New Zealand's Parliament debated and endorsed a motion that expressed grave concern about "severe human rights abuses" against Uyghurs and other ethnic and religious minorities in Xinjiang. The minority ACT party, which pushed for the debate, said Prime Minister Jacinda Ardern's ruling Labour Party had objected to describing China's actions as "genocide," which resulted in the watered-down wording..

More than half of lawmakers, including Ms. Ardern, weren't present for the vote on the motion.

"It's a sad state of affairs that we need to soften our language to debate the hard issues," said Brooke van Velden, ACT's foreign-affairs spokesperson.

A spokesperson for Ms. Ardern referred questions to Foreign Minister Nanaia Mahuta, who told Parliament on Wednesday that the government wouldn't make a formal designation of genocide until there had been a "rigorous assessment on the basis of international law."

The U.N.'s genocide convention defines the term as acts committed with the intent to destroy in whole or part a national, ethnic, racial or religious group--including killings, forced birth control, removal of children, and serious bodily or mental harm.

Australian officials have also been hesitant to call China's repression in Xinjiang genocide. "We have a slightly different approach to that turn of phrase" compared with allies including the U.S. and U.K., Foreign Minister Marise Payne said in March.
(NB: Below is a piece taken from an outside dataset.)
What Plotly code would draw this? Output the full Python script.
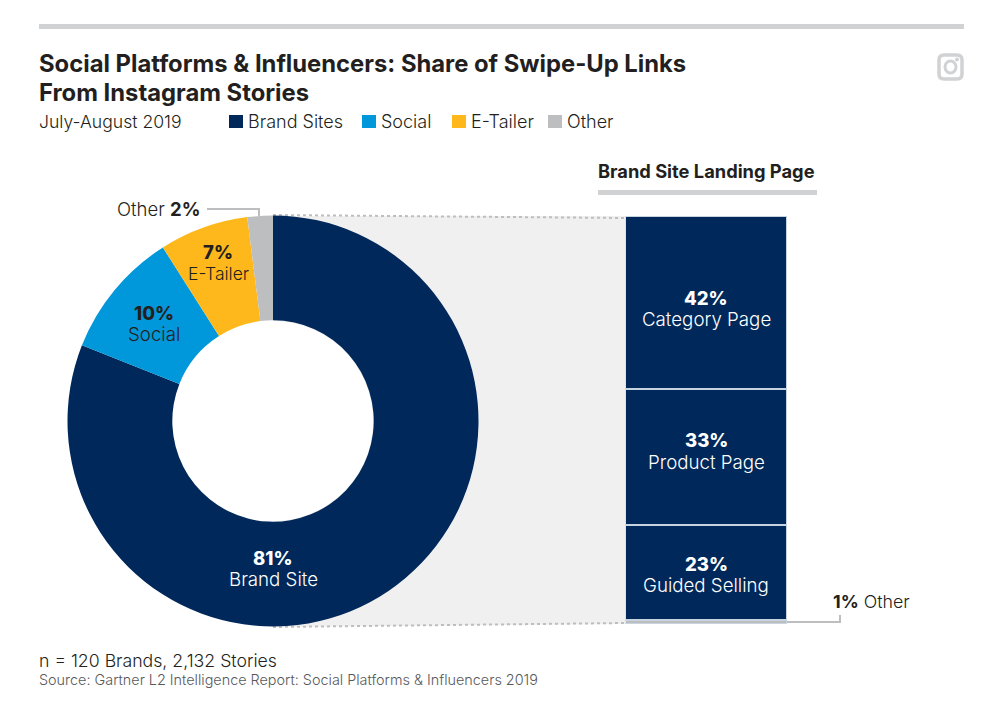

Both countries have a lot to lose by angering China. Australian exporters of barley and wine have been targeted by higher Chinese tariffs, and coal traders have also faced restrictions, although the dispute hasn't affected iron ore, which China needs to make steel.
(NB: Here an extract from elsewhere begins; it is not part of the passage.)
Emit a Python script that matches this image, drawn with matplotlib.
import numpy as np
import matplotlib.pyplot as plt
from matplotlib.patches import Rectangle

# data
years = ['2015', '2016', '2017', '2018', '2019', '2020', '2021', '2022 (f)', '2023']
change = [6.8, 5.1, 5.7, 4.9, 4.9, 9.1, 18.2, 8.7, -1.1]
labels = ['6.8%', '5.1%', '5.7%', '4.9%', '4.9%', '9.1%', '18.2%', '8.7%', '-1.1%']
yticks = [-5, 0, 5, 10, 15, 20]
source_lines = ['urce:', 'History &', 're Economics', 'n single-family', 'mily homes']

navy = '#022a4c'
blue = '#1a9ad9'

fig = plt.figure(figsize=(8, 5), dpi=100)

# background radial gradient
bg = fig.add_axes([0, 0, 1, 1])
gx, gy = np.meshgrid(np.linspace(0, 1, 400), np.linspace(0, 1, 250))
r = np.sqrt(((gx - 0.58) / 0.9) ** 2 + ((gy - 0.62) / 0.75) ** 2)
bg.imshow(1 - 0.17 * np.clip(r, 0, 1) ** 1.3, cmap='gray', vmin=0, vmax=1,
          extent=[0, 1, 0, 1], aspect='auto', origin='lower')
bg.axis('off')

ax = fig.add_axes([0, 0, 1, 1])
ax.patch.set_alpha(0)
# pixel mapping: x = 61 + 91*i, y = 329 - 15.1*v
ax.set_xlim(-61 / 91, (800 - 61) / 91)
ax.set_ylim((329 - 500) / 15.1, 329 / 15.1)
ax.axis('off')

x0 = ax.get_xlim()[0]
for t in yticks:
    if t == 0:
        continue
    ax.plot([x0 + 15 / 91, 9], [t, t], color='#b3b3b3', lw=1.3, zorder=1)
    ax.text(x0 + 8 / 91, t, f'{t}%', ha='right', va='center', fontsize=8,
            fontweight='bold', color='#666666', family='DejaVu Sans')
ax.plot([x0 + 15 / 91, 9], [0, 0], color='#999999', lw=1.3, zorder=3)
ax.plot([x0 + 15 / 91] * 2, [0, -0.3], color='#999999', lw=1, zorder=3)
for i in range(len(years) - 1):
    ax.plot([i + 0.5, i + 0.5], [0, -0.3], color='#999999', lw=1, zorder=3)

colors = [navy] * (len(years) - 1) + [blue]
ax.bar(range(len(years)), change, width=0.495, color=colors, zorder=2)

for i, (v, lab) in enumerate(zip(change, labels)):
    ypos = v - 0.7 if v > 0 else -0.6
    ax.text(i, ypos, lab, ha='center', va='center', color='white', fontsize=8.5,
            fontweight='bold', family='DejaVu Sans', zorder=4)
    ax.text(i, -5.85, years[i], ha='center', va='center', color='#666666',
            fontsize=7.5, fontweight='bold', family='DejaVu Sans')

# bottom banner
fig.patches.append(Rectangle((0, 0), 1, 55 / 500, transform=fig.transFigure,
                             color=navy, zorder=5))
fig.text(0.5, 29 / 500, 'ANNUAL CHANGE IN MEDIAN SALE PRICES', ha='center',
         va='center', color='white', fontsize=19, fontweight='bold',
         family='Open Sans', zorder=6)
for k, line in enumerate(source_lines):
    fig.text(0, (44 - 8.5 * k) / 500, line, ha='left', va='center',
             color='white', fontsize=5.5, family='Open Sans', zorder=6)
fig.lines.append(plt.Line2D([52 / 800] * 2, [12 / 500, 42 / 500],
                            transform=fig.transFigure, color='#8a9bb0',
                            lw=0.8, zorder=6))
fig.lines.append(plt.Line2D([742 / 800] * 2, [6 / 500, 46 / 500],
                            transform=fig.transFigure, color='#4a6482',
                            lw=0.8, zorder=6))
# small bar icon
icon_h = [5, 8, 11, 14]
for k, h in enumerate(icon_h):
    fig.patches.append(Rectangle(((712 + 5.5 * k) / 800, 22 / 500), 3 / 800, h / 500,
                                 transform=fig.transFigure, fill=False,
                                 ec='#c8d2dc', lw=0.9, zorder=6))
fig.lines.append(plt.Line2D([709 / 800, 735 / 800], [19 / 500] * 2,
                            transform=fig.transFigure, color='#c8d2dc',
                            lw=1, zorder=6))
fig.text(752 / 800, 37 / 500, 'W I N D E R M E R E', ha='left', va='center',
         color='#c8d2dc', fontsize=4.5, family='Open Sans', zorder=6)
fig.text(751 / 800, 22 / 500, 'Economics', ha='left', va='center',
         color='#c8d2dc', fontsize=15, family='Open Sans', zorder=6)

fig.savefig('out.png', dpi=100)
New Zealand was the first developed nation to sign a free-trade agreement with China, in 2008, and trade has more than quadrupled since then. China is now New Zealand's largest export market, taking some 30% of shipments and as much as the next three largest markets--Australia, the U.S. and Japan--combined.

New Zealand has a smaller and narrower economy than Australia, and export industries such as dairy and logs have become particularly reliant on Chinese demand.

Tim Groser, a former New Zealand ambassador to the U.S., said the human-rights abuses in Xinjiang are serious but don't rise to the level of genocide. And foreign policy shouldn't be based on one issue, he said.

Ms. Ardern told a China business summit in Auckland this week that the differences in values between China and democracies such as New Zealand were becoming harder to reconcile as China's role in the world economy grows.

New Zealand, however, has resisted what it sees as a possible broadening of the "Five Eyes" intelligence gathering and sharing arrangement with the U.S., U.K., Canada and Australia into a diplomatic grouping that confronts China.

On occasion, New Zealand hasn't signed on to joint statements on China by the Five Eyes nations. Instead it has made its own statements, or joint statements with neighboring Australia, about Hong Kong's loss of autonomy from China and what it calls credible reports of severe human rights abuses against Uyghur Muslims.

Prof. Anne-Marie Brady, a Chinese politics specialist at the University of Canterbury in New Zealand, said Ms. Ardern's comments showed that the government has become more direct about its China concerns even as it is taking pains to maintain an independent foreign policy.